適応障害の典型的な症例

(いままで診療してきた中で典型的だった適応障害の症例)

 

50代後半の女性。スーパーストアに勤務。30代後半に離婚。子供2人と3人暮らし。

精神科初診の1ヵ月前、左乳癌(術前診断:T1N0M0)に対して手術をして、その2週間後に退院した。退院後、病理診断結果の告知の日が近づくにつれて、不眠・不安感・呼吸苦・耳鳴りなどが強くなり、退院2週間後に車椅子で救急外来を受診し、同日再入院した。

 

その翌日、外科からの依頼で精神科初診になった。 

当日、外科主治医から病理診断結果の告知がなされた。その後、精神科初診になった。「病理診断結果を聞いてショックだった」「抗癌剤の副作用に耐えられるか心配」と呼吸速迫気味に訴えていた。

 

年齢に比べて若々しい印象だった。知的には問題なく自分の心配をきちんと話すことができていた。 金銭的には問題なかった。
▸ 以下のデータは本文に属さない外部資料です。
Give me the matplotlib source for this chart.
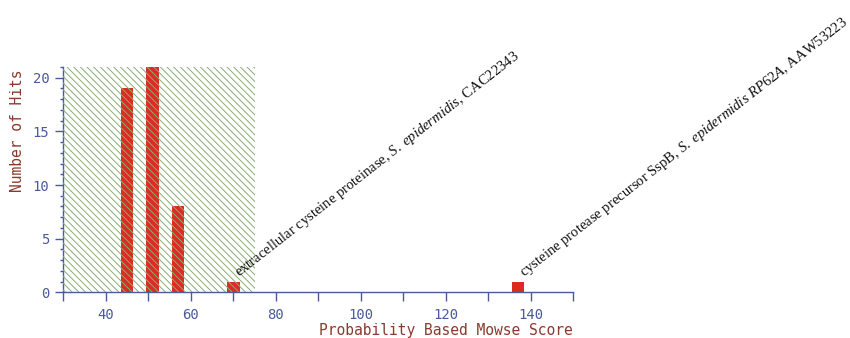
import matplotlib
matplotlib.use("Agg")
import matplotlib.pyplot as plt
from matplotlib.ticker import MultipleLocator

# Mowse score histogram data
scores = [45, 51, 57, 70, 137]
hits = [19, 21, 8, 1, 1]
bar_width = 3.0

# significance threshold region (scores below this are not significant)
threshold = 75

# labelled hits
labels = {
    70: r"extracellular cysteine proteinase, $\mathit{S.\ epidermidis}$, CAC22343",
    137: r"cysteine protease precursor SspB, $\mathit{S.\ epidermidis\ RP62A}$, AAW53223",
}

x_min, x_max = 30, 150
y_min, y_max = 0, 21

plt.rcParams["mathtext.fontset"] = "custom"
plt.rcParams["mathtext.rm"] = "Liberation Serif"
plt.rcParams["mathtext.it"] = "Liberation Serif:italic"
plt.rcParams["hatch.linewidth"] = 0.7
plt.rcParams["hatch.color"] = "#86ae72"

axis_color = "#4a5a9c"
label_color = "#8a3a2e"
bar_color = "#dd2a22"

fig = plt.figure(figsize=(8.5, 3.38), dpi=100)
ax = fig.add_axes([0.0745, 0.135, 0.6, 0.667])

ax.bar(scores, hits, width=bar_width, color=bar_color, edgecolor="none", zorder=2)

# hatched non-significant region drawn over the bars
ax.fill_between([x_min, threshold], 0, y_max, facecolor="none",
                edgecolor="#86ae72", hatch="\\" * 5, linewidth=0, zorder=3)

ax.set_xlim(x_min, x_max)
ax.set_ylim(y_min, y_max)

for s in ["top", "right"]:
    ax.spines[s].set_visible(False)
for s in ["left", "bottom"]:
    ax.spines[s].set_color(axis_color)
    ax.spines[s].set_linewidth(1.0)

ax.xaxis.set_major_locator(MultipleLocator(20))
ax.xaxis.set_minor_locator(MultipleLocator(10))
ax.yaxis.set_major_locator(MultipleLocator(5))
ax.yaxis.set_minor_locator(MultipleLocator(1))

ax.tick_params(axis="x", which="both", direction="out", length=6.5, width=1,
               color=axis_color, labelcolor=axis_color, labelsize=10, pad=5)
ax.tick_params(axis="y", which="major", direction="out", length=6, width=1,
               color=axis_color, labelcolor=axis_color, labelsize=10, pad=4)
ax.tick_params(axis="y", which="minor", direction="out", length=2, width=1,
               color=axis_color)
for t in ax.get_xticklabels() + ax.get_yticklabels():
    t.set_fontfamily("DejaVu Sans Mono")

fig.text(573 / 850, 1 - 331 / 338, "Probability Based Mowse Score",
         ha="right", va="center", color=label_color,
         family="DejaVu Sans Mono", fontsize=10.5)
fig.text(18 / 850, 1 - 131 / 338, "Number of Hits", rotation=90,
         ha="center", va="center", color=label_color,
         family="DejaVu Sans Mono", fontsize=10.5)

for x, h in zip(scores, hits):
    if x in labels:
        ax.annotate(labels[x], xy=(x + bar_width / 2, h), xytext=(1.5, 0.5),
                    textcoords="offset points", rotation=38,
                    rotation_mode="anchor", ha="left", va="bottom",
                    family="Liberation Serif", fontsize=10.5, color="#111111",
                    zorder=4)

fig.savefig("out.png", dpi=100)
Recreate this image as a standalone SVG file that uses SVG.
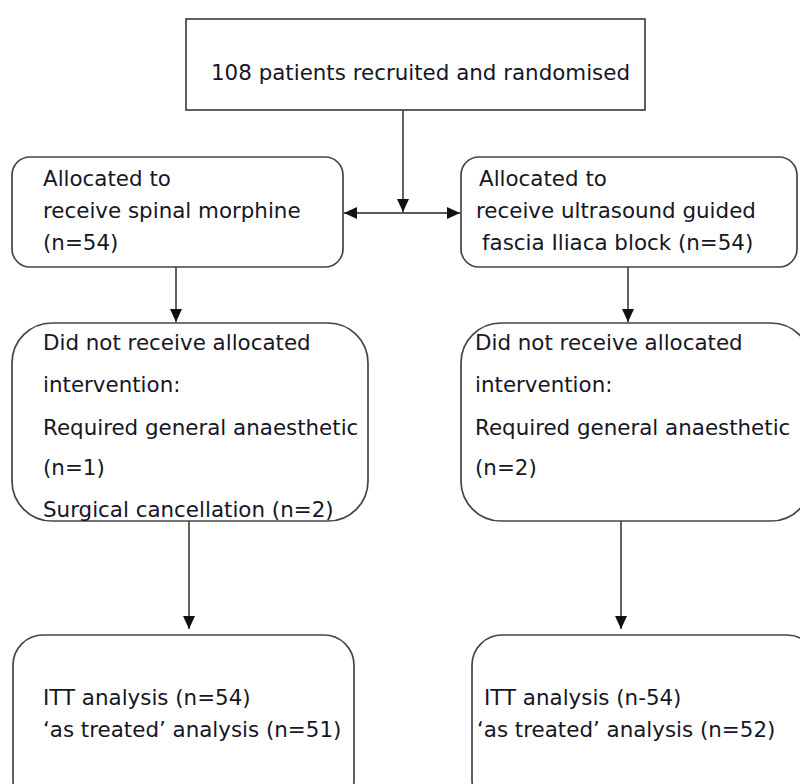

子供との関係は良好。

 

パニック障害・うつ病などはなかった。適応障害と診断した。

ワイパックス(ロラゼパム)を服用させ、症状が改善したため、同日夜に退院した。 

 

その後は外来で支持的精神療法と薬物治療をした。本人は抗癌剤の副作用の脱毛にもウィッグで冷静に対処した。そして初診から2ヵ月後には仕事に復帰した。

 

この人は昔かなり美人だったんだろうなあって感じの人だったな。